The document appears undated and does not mention Al Qaeda by name, but was found on "some kind of computer asset that was at a safe location" prior to Zarqawi's death, said Caldwell.
"Here in Iraq, time is now beginning to be of service to the American forces and harmful to the resistance," reads the document, according to an English translation from Mr. Rubaie's office. "Massive arrest operations" have caused the resistance to "lose many of its elements," it notes. Insurgents are at a further disadvantage by the growing number of trained Iraqi forces, are losing a media campaign "presenting its work as harmful to the population," and suffering from tighter financial restrictions.
The result is that US and Iraqi tactics are "creating a big division among the ranks of the resistance and jeopardizing its attack operations," which have "weakened [insurgent] influence," the document reads.

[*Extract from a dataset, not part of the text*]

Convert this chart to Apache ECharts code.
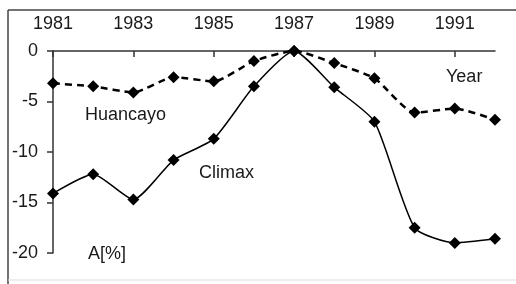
<!DOCTYPE html>
<html>
<head>
<meta charset="utf-8">
<script src="https://cdn.jsdelivr.net/npm/echarts@6/dist/echarts.min.js"></script>
<style>
  html, body { margin: 0; padding: 0; background: #fff; }
  #main { width: 516px; height: 284px; }
</style>
</head>
<body>
<div id="main"></div>
<script>
// years along the top axis
var years = ['1981', '1982', '1983', '1984', '1985', '1986', '1987', '1988', '1989', '1990', '1991', '1992'];
// A[%] per station
var huancayo = [-3.2, -3.5, -4.1, -2.6, -3.0, -1.0, 0, -1.2, -2.7, -6.1, -5.7, -6.8];
var climax = [-14.1, -12.2, -14.7, -10.8, -8.7, -3.5, 0, -3.6, -7.0, -17.5, -19.0, -18.6];

var font = 'Liberation Sans, Arial, sans-serif';
var ink = '#1a1a1a';

var myChart = echarts.init(document.getElementById('main'));
myChart.setOption({
  animation: false,
  backgroundColor: '#fff',
  grid: { left: 53, right: 21, top: 51, bottom: 31 },
  xAxis: {
    type: 'category',
    position: 'top',
    boundaryGap: false,
    data: years,
    axisLine: { lineStyle: { color: '#333', width: 1.5 } },
    axisTick: { inside: true, length: 6, interval: 1, lineStyle: { color: '#333', width: 1.5 } },
    axisLabel: { interval: 1, margin: 18, color: ink, fontSize: 18, fontFamily: font },
    splitLine: { show: false }
  },
  yAxis: {
    type: 'value',
    min: -20,
    max: 0,
    interval: 5,
    axisLine: { show: true, lineStyle: { color: '#333', width: 1.5 } },
    axisTick: { show: true, length: 6, lineStyle: { color: '#333', width: 1.5 } },
    axisLabel: { margin: 15, color: ink, fontSize: 18, fontFamily: font },
    splitLine: { show: false }
  },
  graphic: [
    // frame: dark top and left, faint bottom
    { type: 'line', shape: { x1: 8, y1: 10, x2: 516, y2: 10 }, style: { stroke: '#444', lineWidth: 1.5 } },
    { type: 'line', shape: { x1: 8, y1: 10, x2: 8, y2: 284 }, style: { stroke: '#444', lineWidth: 1.5 } },
    { type: 'line', shape: { x1: 8, y1: 280, x2: 516, y2: 280 }, style: { stroke: '#ddd', lineWidth: 1 } },
    { type: 'text', left: 85, top: 106, style: { text: 'Huancayo', font: '18px ' + font, fill: ink } },
    { type: 'text', left: 199, top: 164, style: { text: 'Climax', font: '18px ' + font, fill: ink } },
    { type: 'text', left: 88, top: 245, style: { text: 'A[%]', font: '18px ' + font, fill: ink } },
    { type: 'text', left: 446, top: 68, style: { text: 'Year', font: '18px ' + font, fill: ink } }
  ],
  series: [
    {
      name: 'Huancayo',
      type: 'line',
      data: huancayo,
      symbol: 'diamond',
      symbolSize: 12,
      smooth: 0.2,
      lineStyle: { color: '#000', width: 2.5, type: [7, 5] },
      itemStyle: { color: '#000' }
    },
    {
      name: 'Climax',
      type: 'line',
      data: climax,
      symbol: 'diamond',
      symbolSize: 12,
      smooth: 0.2,
      lineStyle: { color: '#000', width: 1.5 },
      itemStyle: { color: '#000' }
    }
  ]
});
</script>
</body>
</html>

It makes no mention of specific tactics, such as beheadings, targeting civilians and any Shiite Iraqis – elements pioneered in Iraq by Zarqawi – which have alienated many Iraqis sympathetic to the broader, antioccupation aim of the insurgency.
It says only that US and Iraqi forces are "taking advantage of the resistance's mistakes and magnifying them to misinform."

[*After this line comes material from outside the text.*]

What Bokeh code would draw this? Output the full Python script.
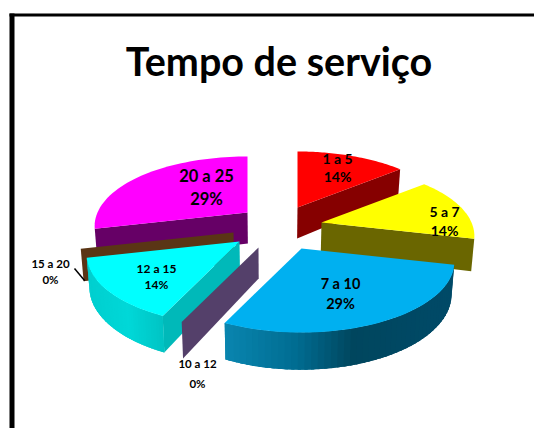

Among the solutions is to "use the media for spreading an effective and creative image of the resistance," the document states. That may prove difficult, says Ranstorp in Sweden, because a top Al Qaeda in Iraq media chief, Abu Maysara al-Iraqi, was believed killed in the week before Zarqawi.
"This means their ability to put on a brave face has been damaged," says Ranstorp. "There have been some substantive man losses – qualitative losses" of Al Qaeda operatives.
The Al Qaeda document gives a broad assessment, from apparent ordnance shortages to stoking a clash between the US and Iran. It also includes a lengthy list of potential "delegated wars" that would ease pressure on the resistance.
"The best of these wars to be ignited is the one between the Americans and Iran, because it will have many benefits in favor of the Sunni and the resistance," the document reads. Among those benefits are the "possibility of acquiring new weapons from the Iranian side, either after the fall of Iran or during the battles."
It even asks the rhetorical question of how to draw the US into open conflict with Iran. "It is necessary first to exaggerate the Iranian danger and convince America ... of the real danger coming from Iran."
Its six suggested methods that read like a how-to guide for creating friction. They include sending out "threatening messages against American interests" and blaming Iran; "executing operations of kidnapping hostages" and blaming Iran; "advertising" that Iran has chemical and nuclear weapons "and is threatening the West."
Bomb attacks against the West would be blamed on Iran "by planting Iranian Shiite fingerprints and evidence"; declaring ties between Iran and "terrorist groups (as termed by the Americans)"; and "disseminating bogus messages" that Iran has weapons of mass destruction and "there are attempts by the Iranian intelligence to undertake terrorist operations in America."
Violence continued, despite the Baghdad crackdown. Ten Shiites were pulled off a bus and executed by gunmen in Baquba, 35 miles northeast of Baghdad, and just a few miles east of the village of Hibhib, where Zarqawi was killed.